On this blog, we talk a lot about growing up, dealing with the constantly changing world, breaking stereotypes, and the 90s. The whole reason Tommy and I started this experiment that we call The Millennial Man was to open up a dialogue about what it means to be a man or woman in contemporary society. It can often be confusing, scary, and flat out difficult to discover who the hell you are as the world continues to spin round and round.
A few weeks ago, Tommy talked about how we each have roles in life, akin to the roles players have on sports teams. His point was that not everyone can be Michael Jordan. He championed a great message: It’s important to improve and become a better version of you from yesterday.
I agree with that school of thought. However, this is a classic case of easier-said-than-done, because too often there are factors that chip away at us focusing on who we are and what we truly want.

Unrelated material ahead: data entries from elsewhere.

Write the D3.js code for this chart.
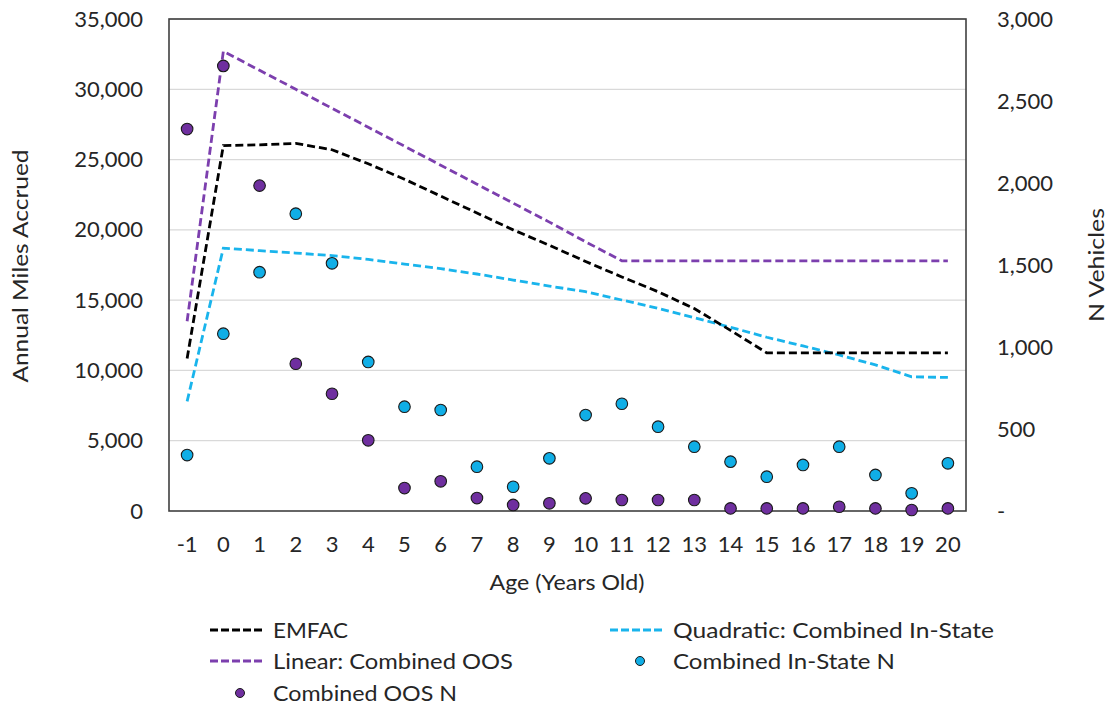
<!DOCTYPE html>
<html>
<head>
<meta charset="utf-8">
<script src="https://cdn.jsdelivr.net/npm/d3@7"></script>
<style>
  html, body { margin: 0; padding: 0; background: #fff; }
  svg { display: block; font-family: Lato, "Open Sans", sans-serif; }
</style>
</head>
<body>
<svg id="chart" width="1111" height="709"></svg>
<script>
const ages = [-1,0,1,2,3,4,5,6,7,8,9,10,11,12,13,14,15,16,17,18,19,20];
const emfac = [10850,26000,26050,26150,25700,24700,23600,22400,21200,20000,18900,17750,16650,15600,14400,12850,11250,11250,11250,11250,11250,11250];
const linearOOS = [13500,32700,31350,30000,28650,27300,25950,24600,23250,21900,20550,19150,17800,17800,17800,17800,17800,17800,17800,17800,17800,17800];
const quadInState = [7800,18700,18520,18350,18170,17900,17570,17240,16860,16430,16000,15600,15010,14420,13750,13070,12360,11740,11100,10390,9550,9500];
const inStateN = [341,1081,1456,1813,1510,909,636,616,270,148,321,585,654,514,392,301,209,281,392,220,108,291];
const oosN = [2329,2714,1984,898,715,431,140,181,79,37,47,77,67,67,67,16,16,16,26,16,6,16];
const leftTicks = [0,5000,10000,15000,20000,25000,30000,35000];
const rightTicks = [0,500,1000,1500,2000,2500,3000];

const svg = d3.select("#chart");
const plot = {left: 169, right: 966, top: 19, bottom: 511};
const FS = 22;
const textColor = "#262626";

const x = d3.scaleBand().domain(ages).range([plot.left, plot.right]);
const yL = d3.scaleLinear().domain([0, 35000]).range([plot.bottom, plot.top]);
const yR = d3.scaleLinear().domain([0, 3000]).range([plot.bottom, plot.top]);
const cx = a => x(a) + x.bandwidth() / 2;

// gridlines
svg.append("g").selectAll("line").data(leftTicks.slice(1)).join("line")
  .attr("x1", plot.left).attr("x2", plot.right)
  .attr("y1", d => yL(d)).attr("y2", d => yL(d))
  .attr("stroke", "#d9d9d9").attr("stroke-width", 1.3);

// left axis
const axL = d3.axisLeft(yL).tickValues(leftTicks).tickSize(0).tickPadding(26)
  .tickFormat(d3.format(","));
const gL = svg.append("g").attr("transform", `translate(${plot.left},0)`).call(axL);
gL.select(".domain").remove();
gL.selectAll("text").attr("font-size", FS).attr("fill", textColor).attr("font-family", "Lato");

// right axis
const axR = d3.axisRight(yR).tickValues(rightTicks).tickSize(0).tickPadding(31)
  .tickFormat(d => d === 0 ? "-" : d3.format(",")(d));
const gR = svg.append("g").attr("transform", `translate(${plot.right},0)`).call(axR);
gR.select(".domain").remove();
gR.selectAll("text").attr("font-size", FS).attr("fill", textColor).attr("font-family", "Lato");

// x axis
const axX = d3.axisBottom(x).tickSize(0).tickPadding(25);
const gX = svg.append("g").attr("transform", `translate(0,${plot.bottom})`).call(axX);
gX.select(".domain").remove();
gX.selectAll("text").attr("font-size", FS).attr("fill", textColor).attr("font-family", "Lato");

// plot border
svg.append("rect").attr("x", plot.left).attr("y", plot.top)
  .attr("width", plot.right - plot.left).attr("height", plot.bottom - plot.top)
  .attr("fill", "none").attr("stroke", "#404040").attr("stroke-width", 1.6);

// lines
const lineSeries = [
  {name: "Quadratic: Combined In-State", values: quadInState, color: "#19b4ec"},
  {name: "EMFAC", values: emfac, color: "#000000"},
  {name: "Linear: Combined OOS", values: linearOOS, color: "#7c3fae"}
];
const line = d3.line().x((d, i) => cx(ages[i])).y(d => yL(d));
svg.append("g").selectAll("path").data(lineSeries).join("path")
  .attr("d", d => line(d.values))
  .attr("fill", "none").attr("stroke", d => d.color)
  .attr("stroke-width", 2.8).attr("stroke-dasharray", "8,4");

// points
const pointSeries = [
  {name: "Combined OOS N", values: oosN, color: "#6f2f9f"},
  {name: "Combined In-State N", values: inStateN, color: "#10aee6"}
];
pointSeries.forEach(s => {
  svg.append("g").selectAll("circle").data(s.values).join("circle")
    .attr("cx", (d, i) => cx(ages[i])).attr("cy", d => yR(d))
    .attr("r", 5.8).attr("fill", s.color)
    .attr("stroke", "#1a1a1a").attr("stroke-width", 1.1);
});

// axis titles
svg.append("text").attr("transform", "translate(28,266) rotate(-90)")
  .attr("text-anchor", "middle").attr("font-size", FS).attr("fill", textColor)
  .attr("textLength", 233).attr("lengthAdjust", "spacingAndGlyphs")
  .text("Annual Miles Accrued");
svg.append("text").attr("transform", "translate(1104,265) rotate(-90)")
  .attr("text-anchor", "middle").attr("font-size", FS).attr("fill", textColor)
  .attr("textLength", 114).attr("lengthAdjust", "spacingAndGlyphs")
  .text("N Vehicles");
svg.append("text").attr("x", 567).attr("y", 590)
  .attr("text-anchor", "middle").attr("font-size", FS).attr("fill", textColor)
  .attr("textLength", 155).attr("lengthAdjust", "spacingAndGlyphs")
  .text("Age (Years Old)");

// legend
const legendItems = [
  {name: "EMFAC", type: "line", color: "#000000", lx: 210, ty: 630, w: 75},
  {name: "Quadratic: Combined In-State", type: "line", color: "#19b4ec", lx: 610, ty: 630, w: 321},
  {name: "Linear: Combined OOS", type: "line", color: "#7c3fae", lx: 210, ty: 661, w: 240},
  {name: "Combined In-State N", type: "dot", color: "#10aee6", lx: 610, ty: 661, w: 222},
  {name: "Combined OOS N", type: "dot", color: "#6f2f9f", lx: 210, ty: 693, w: 184}
];
const lg = svg.append("g");
legendItems.forEach(it => {
  if (it.type === "line") {
    lg.append("line").attr("x1", it.lx).attr("x2", it.lx + 55)
      .attr("y1", it.ty).attr("y2", it.ty)
      .attr("stroke", it.color).attr("stroke-width", 2.8).attr("stroke-dasharray", "8,3");
  } else {
    lg.append("circle").attr("cx", it.lx + 30).attr("cy", it.ty).attr("r", 4.5)
      .attr("fill", it.color).attr("stroke", "#1a1a1a").attr("stroke-width", 1);
  }
  lg.append("text").attr("x", it.lx + 63).attr("y", it.ty).attr("dy", "0.35em")
    .attr("font-size", FS).attr("fill", textColor)
    .attr("textLength", it.w).attr("lengthAdjust", "spacingAndGlyphs")
    .text(it.name);
});
</script>
</body>
</html>
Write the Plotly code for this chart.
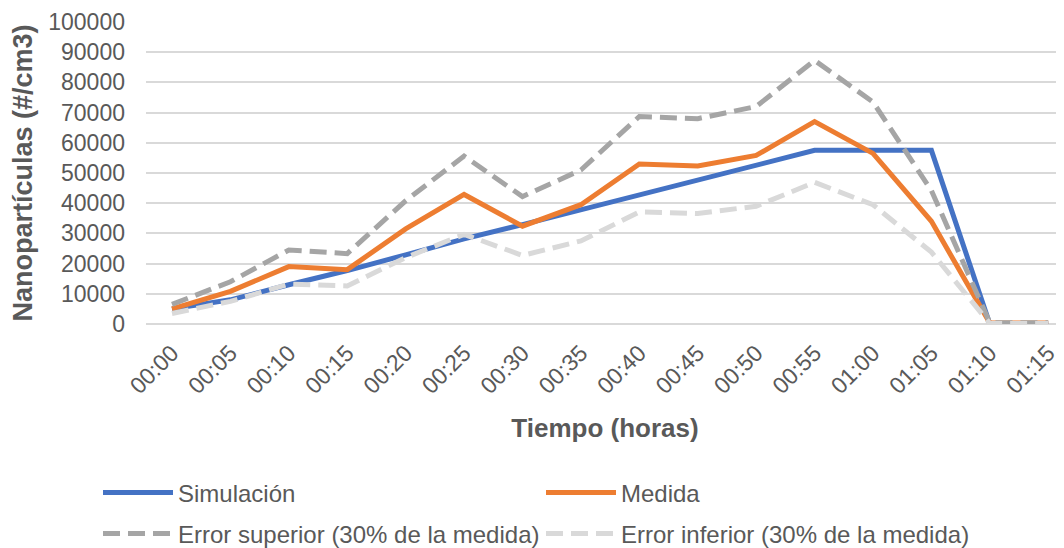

Every day, millions of people show up to work for a job they hate, deal with difficult personal relationships, worry about fitting in, and battle a laundry list of inner demons. Sometimes, it’s not easy sorting that all out. It can become easier to accept the version of yourself the world presents to you than the version of yourself that makes you the happiest.
Drew Magary, one of my favorite Deadspin contributors, wrote an excellent post on bullying in the wake of the Richie Incognito/Jonathan Martin debacle. In the article, Magary talks about how he used to be a social climber growing up, and how he let the influence of insecure bullies shape the way he acted. It’s a very honest, informative piece that reminded me that it’s important to continue to find yourself and remember everyone is doing the same.
Again, this is easier said than done. We live in a culture where Facebook statuses change every minute, new Tweets are created every second, and millions of people feel the need to bash a viewpoint that is different than theirs in the comments section of YouTube video. How can we be us with so much noise drowning out that one voice in our head that we feel so comfortable conversing with?
One way to do that is to say, “Fuck It. I’m going to do me.” Try it. It feels really good.
I’m just as guilty as the next person for worrying about what my peers will think if I want something different than they do. But the more I’ve thought about it, the more I’ve come to realize that true friends are the kind of people who understand if something you want is different than what they want. They take the time to understand your endgame. And you have to do the same for the people you really care about.
It’s funny how being in your mid-20s can feel as uncomfortable as your first day in junior high sometimes. Don’t let it. Last week, a wise man told me that your mid- to late-20s are a time when you’re supposed to learn how to live well. What’s exciting about learning how to live well is that it gives us a unique opportunity to reinvent ourselves in a really cool way. I’m not suggesting that you become a new person altogether, rather that you make a new life goals chart and figure out the most feasible way to attain those goals.
A couple of Fridays ago, I wrote about the importance of dancing like no one is watching. That’s how I would suggest attacking this new part of your life, peeps. At the end of the day, you can pretend to be someone else, but you’ll only have yourself to answer to. Drown out all the noise. Listen to that voice inside your head or heart – sorry for getting corny – and see how you can do you. You’ll be better off for it. And so will the rest of us.